The latest incarnation of Honda’s Asimo robot has been unveiled, with a better design, and new hand sensors for delicate tasks. Many of the new features have been designed to allow better coordination with the environment, using what Honda claim is the “world’s first autonomous behaviour control technology”.
The new autonomous behaviour control technology allows Asimo to move independently, although obviously this comes with limitations. There are also a number of improvements to the robot’s intelligence and physical features, with new and improved sensors allowing it to respond more readily to the surrounding environment.
“The design of [Asimo] is meant to make interacting with it easier,” said Ken Goldberg, a professor at University of California, in an interview with TechNewsWorld. “The biggest improvement to Asimo is in the hands, Asimo’s old hands were very crude, whereas the new hands … allow Asimo to [perform] tasks which require more dexterity.” said Goldberg.
The combination of new visual and auditory sensors will allow Asimo to recognise faces and voices, even when a number of people are speaking at the same time. The designers say the robot will even be able to predict the movement of people based on spatial information and past behaviour, which combined with the physical improvements, will allow Asimo to respond in a more realistic way.

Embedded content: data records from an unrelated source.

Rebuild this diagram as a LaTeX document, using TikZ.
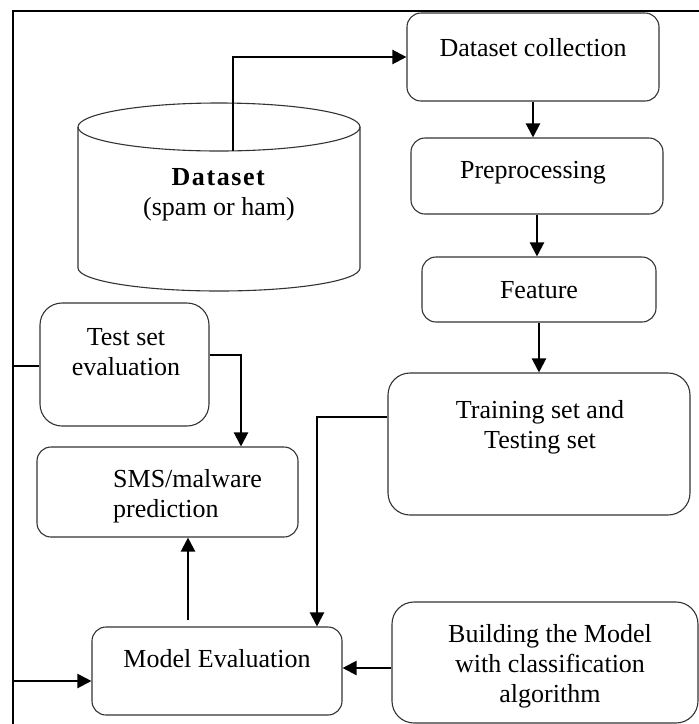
\documentclass[tikz,border=0pt]{standalone}
\usepackage{fontspec}
\setmainfont{Liberation Serif}
\usetikzlibrary{arrows.meta}
\begin{document}
\begin{tikzpicture}[x=1pt,y=-1pt,
  box/.style={draw=black!80, line width=1.1pt, rounded corners=14pt, inner sep=0pt},
  bigbox/.style={box, rounded corners=22pt},
  txt/.style={font=\fontsize{26}{30}\selectfont, align=center, inner sep=0pt, anchor=base},
  conn/.style={line width=2.2pt, -{Triangle[length=14pt,width=14pt]}},
  plain/.style={line width=2pt}]
\useasboundingbox (0,0) rectangle (699,724);
% frame
\draw[line width=2pt] (13,724) -- (13,11) -- (699,11);

% boxes
\node[box, minimum width=252pt, minimum height=88pt] (dc) at (533,57) {};
\node[box, minimum width=252pt, minimum height=76pt] (pre) at (537,176) {};
\node[box, minimum width=234pt, minimum height=65pt] (fea) at (539,289.5) {};
\node[bigbox, minimum width=302pt, minimum height=142pt] (trn) at (539,444) {};
\node[bigbox, minimum width=169pt, minimum height=123pt] (tse) at (124.5,364.5) {};
\node[box, minimum width=261pt, minimum height=90pt] (sms) at (167.5,492) {};
\node[box, minimum width=250pt, minimum height=88pt] (mev) at (217,671) {};
\node[bigbox, minimum width=306pt, minimum height=121pt] (bld) at (545,662.5) {};

% cylinder
\draw[draw=black!80, line width=1.1pt] (219,127) ellipse [x radius=141pt, y radius=24pt];
\draw[draw=black!80, line width=1.1pt] (78,127) -- (78,268)
  arc[start angle=180, end angle=360, x radius=141pt, y radius=23pt] -- (360,127);
\coordinate (cyl) at (233,151);

% texts (multi-line nodes: anchor at the baseline of the last line)
\node[txt] (tdc) at (533,56) {Dataset collection};
\node[txt] (tpre) at (533,178) {Preprocessing};
\node[txt] (tfea) at (539,298) {Feature};
\node[txt] (ttrn) at (540,448) {Training set and\\Testing set};
\node[txt] (ttse) at (126,375) {Test set\\evaluation};
\node[txt, anchor=base west, align=left] (tsms) at (113,517) {SMS/malware\\prediction};
\node[txt] (tmev) at (217,667) {Model Evaluation};
\node[txt] (tbld) at (550,702) {Building the Model\\with classification\\algorithm};
\node[txt] (tds) at (219,215) {\textbf{\addfontfeatures{LetterSpace=6}Dataset}\\(spam or ham)};

% frame points used as connector ends
\coordinate (fl) at (13,366);
\coordinate (fb) at (13,681);

% connectors
\draw[conn] (cyl) |- (dc.west);
\draw[conn] (dc.south) -- (dc.south |- pre.north);
\draw[conn] (pre.south) -- (pre.south |- fea.north);
\draw[conn] (fea.south) -- (fea.south |- trn.north);
\draw[conn] ([yshift=27pt]trn.west) -| ([xshift=100pt]mev.north);
\draw[conn] ([yshift=9.5pt]tse.east) -| ([xshift=73.5pt]sms.north);
\draw[plain] (tse.west |- fl) -- (fl);
\draw[conn] (fb) -- (fb -| mev.west);
\draw[conn] ([xshift=-29pt,yshift=6pt]mev.north) -- ([xshift=-29pt]mev.north |- sms.south);
\draw[conn] ([yshift=-5.5pt]bld.west) -- ([yshift=-5.5pt]bld.west -| mev.east);
\end{tikzpicture}
\end{document}
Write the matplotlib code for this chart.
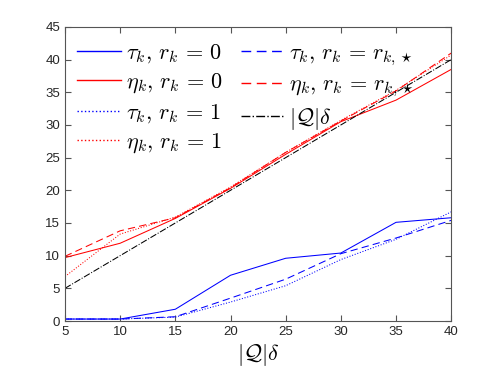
import matplotlib.pyplot as plt

plt.rcParams['mathtext.fontset'] = 'cm'
plt.rcParams['font.family'] = ['Liberation Sans', 'DejaVu Sans']

# |Q| delta
x = [5, 10, 15, 20, 25, 30, 35, 40]

tau_r0 = [0.3, 0.3, 1.8, 7.0, 9.6, 10.4, 15.1, 15.8]
eta_r0 = [9.7, 11.9, 15.7, 20.3, 25.5, 30.5, 33.8, 38.5]
tau_r1 = [0.3, 0.3, 0.6, 2.9, 5.4, 9.4, 12.5, 16.7]
eta_r1 = [6.8, 13.3, 15.9, 20.5, 25.8, 30.7, 35.3, 40.7]
tau_rs = [0.3, 0.3, 0.65, 3.5, 6.4, 10.3, 12.7, 15.4]
eta_rs = [9.9, 13.8, 15.8, 20.4, 25.8, 30.6, 35.2, 41.0]
ref = [5, 10, 15, 20, 25, 30, 35, 40]

fig = plt.figure(figsize=(4.98, 3.74), dpi=100)
ax = fig.add_axes([0.1305, 0.1417, 0.7755, 0.7863])

lw = 0.75
ax.plot(x, tau_r0, color='#0000ff', ls='-', lw=lw, label=r'$\tau_k,\, r_k\, =\, 0$')
ax.plot(x, eta_r0, color='#ff0000', ls='-', lw=lw, label=r'$\eta_k,\, r_k\, =\, 0$')
ax.plot(x, tau_r1, color='#0000ff', ls=':', lw=lw, label=r'$\tau_k,\, r_k\, =\, 1$')
ax.plot(x, eta_r1, color='#ff0000', ls=':', lw=lw, label=r'$\eta_k,\, r_k\, =\, 1$')
ax.plot(x, tau_rs, color='#0000ff', ls=(0, (7, 4)), lw=lw,
        label=r'$\tau_k,\, r_k\, =\, r_{k,\star}$')
ax.plot(x, eta_rs, color='#ff0000', ls=(0, (7, 4)), lw=lw,
        label=r'$\eta_k,\, r_k\, =\, r_{k,\star}$')
ax.plot(x, ref, color='k', ls='-.', lw=lw, label=r'$|\mathcal{Q}|\delta$')

ax.set_xlim(5, 40)
ax.set_ylim(0, 45)
ax.set_xticks(range(5, 41, 5))
ax.set_yticks(range(0, 46, 5))
ax.tick_params(direction='in', top=True, right=True, labelsize=9.5, length=4,
               color='#555555', labelcolor='#262626')
for s in ax.spines.values():
    s.set_color('#555555')
    s.set_linewidth(0.8)

ax.set_xlabel(r'$|\mathcal{Q}|\delta$', fontsize=16, labelpad=3)

leg = ax.legend(ncol=2, frameon=False, fontsize=16, loc='upper left',
                bbox_to_anchor=(-0.01, 1.0), handlelength=2.0, handletextpad=0.2,
                columnspacing=0.8, labelspacing=0.3, borderaxespad=0.3)
for h in leg.get_lines():
    h.set_linewidth(1.0)

plt.savefig('out.png', dpi=100)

Asimo’s legs have also been greatly improved, allowing the robot to walk, jump, run forward, and even hop. The hands are the biggest improvement however, with Asimo now able to perform subtle tasks through a tactile and force sensor in each finger. With these improvements, Asimo has become the clear leader in the consumer robot race, although Fujitsu’s EMIEW2 robot, Toyota’s humanoid robots, and Sony’s QRIO walking robot are not far behind.